Updated: Jan 4
What a rich and robust sauce, so satisfying and very ‘meaty’. This recipe is an adaption from my cookbook of the Walnut Ragu Lasagne. You’ll need a food processor to create the walnut mince.
2 cups walnuts
1 ½ slices of bread, broken into pieces
1 tablespoon stock powder (I like using Massel beef-style stock)
1 teaspoon garlic powder (or ½ garlic clove, crushed)
1 teaspoon dried Italian herbs or a handful of fresh parsley
3 tablespoons olive oil
3 cups tinned tomatoes or passata
few drops of liquid smoke (optional)
salt and cracked black pepper to taste
cooked pasta for 4 people
Into a large food processor or blender, add the walnuts, bread, stock powder, garlic and herbs.
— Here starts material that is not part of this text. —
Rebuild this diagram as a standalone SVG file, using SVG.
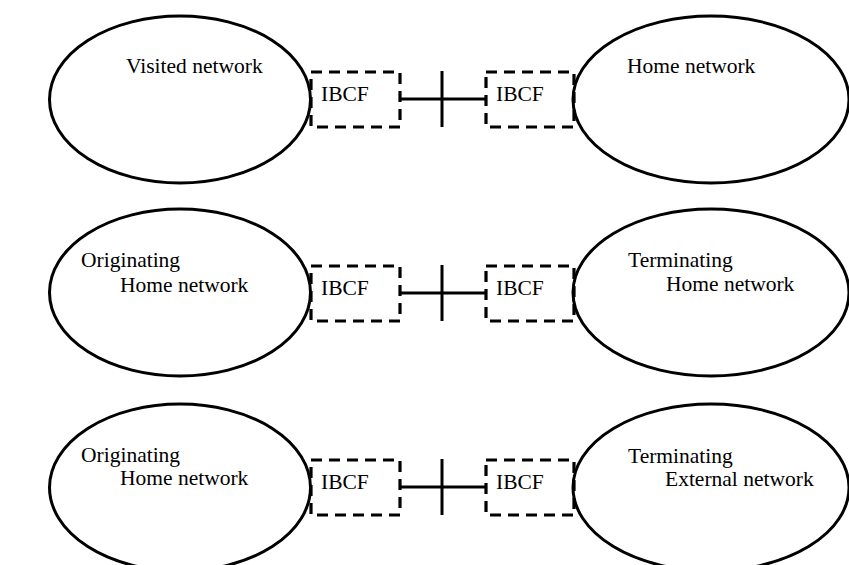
<svg xmlns="http://www.w3.org/2000/svg" width="849" height="565" viewBox="0 0 849 565">
<style>
.net{fill:none;stroke:#000;stroke-width:3}
.box{fill:#fff;stroke:#000;stroke-width:3.2;stroke-dasharray:11,7}
.ln{stroke:#000;stroke-width:3;fill:none}
text{font-family:"Liberation Serif","Times New Roman",serif;font-size:21.5px;fill:#000}
</style>
<rect width="849" height="565" fill="#fff"/>
<g id="connectors">
<line class="ln" x1="400" y1="99" x2="486" y2="99"/>
<line class="ln" x1="442" y1="71" x2="442" y2="127"/>
<line class="ln" x1="400" y1="293" x2="486" y2="293"/>
<line class="ln" x1="442" y1="265" x2="442" y2="321"/>
<line class="ln" x1="400" y1="487" x2="486" y2="487"/>
<line class="ln" x1="442" y1="459" x2="442" y2="515"/>
</g>
<g id="ibcf1l">
<rect class="box" x="311" y="72" width="89" height="55"/>
<text x="321" y="101">IBCF</text>
</g>
<g id="ibcf1r">
<rect class="box" x="486" y="72" width="88" height="55"/>
<text x="496" y="101">IBCF</text>
</g>
<g id="ibcf2l">
<rect class="box" x="311" y="266" width="89" height="55"/>
<text x="321" y="295">IBCF</text>
</g>
<g id="ibcf2r">
<rect class="box" x="486" y="266" width="88" height="55"/>
<text x="496" y="295">IBCF</text>
</g>
<g id="ibcf3l">
<rect class="box" x="311" y="460" width="89" height="55"/>
<text x="321" y="489">IBCF</text>
</g>
<g id="ibcf3r">
<rect class="box" x="486" y="460" width="88" height="55"/>
<text x="496" y="489">IBCF</text>
</g>
<g id="visited">
<ellipse class="net" cx="180" cy="99.5" rx="130.5" ry="83.5"/>
<text x="126" y="73">Visited network</text>
</g>
<g id="home1">
<ellipse class="net" cx="711" cy="99.5" rx="138" ry="83.5"/>
<text x="627" y="73">Home network</text>
</g>
<g id="orig2">
<ellipse class="net" cx="180" cy="292.5" rx="130.5" ry="83.5"/>
<text x="81" y="267">Originating</text>
<text x="120" y="292">Home network</text>
</g>
<g id="term2">
<ellipse class="net" cx="711" cy="292.5" rx="138" ry="83.5"/>
<text x="628" y="267">Terminating</text>
<text x="666" y="291">Home network</text>
</g>
<g id="orig3">
<ellipse class="net" cx="180" cy="487.5" rx="130.5" ry="83.5"/>
<text x="81" y="462">Originating</text>
<text x="120" y="485">Home network</text>
</g>
<g id="term3">
<ellipse class="net" cx="711" cy="487.5" rx="138" ry="83.5"/>
<text x="628" y="463">Terminating</text>
<text x="665" y="486">External network</text>
</g>
</svg>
Process until the mixture resembles fine mince crumbs. I like the texture to be somewhere between a fine and chunky grain.
Into a fry pan, heat the oil and add the walnut mince. Allow the mince to brown for several minutes, stirring often to prevent from burning. You want a golden brown, toasted colour.
Add the tomatoes and liquid smoke if using and simmer for 3-5 minutes, stirring occasionally. Add ½ cup of water to prevent from drying out.
Before turning off the heat, check the seasonings, adding a dash more salt and cracked black pepper.
Stir through the cooked pasta. Ensure you have a robust pasta shape that can take the heaviness of this ragu. You’re going to love this rich vegan version of a ragu.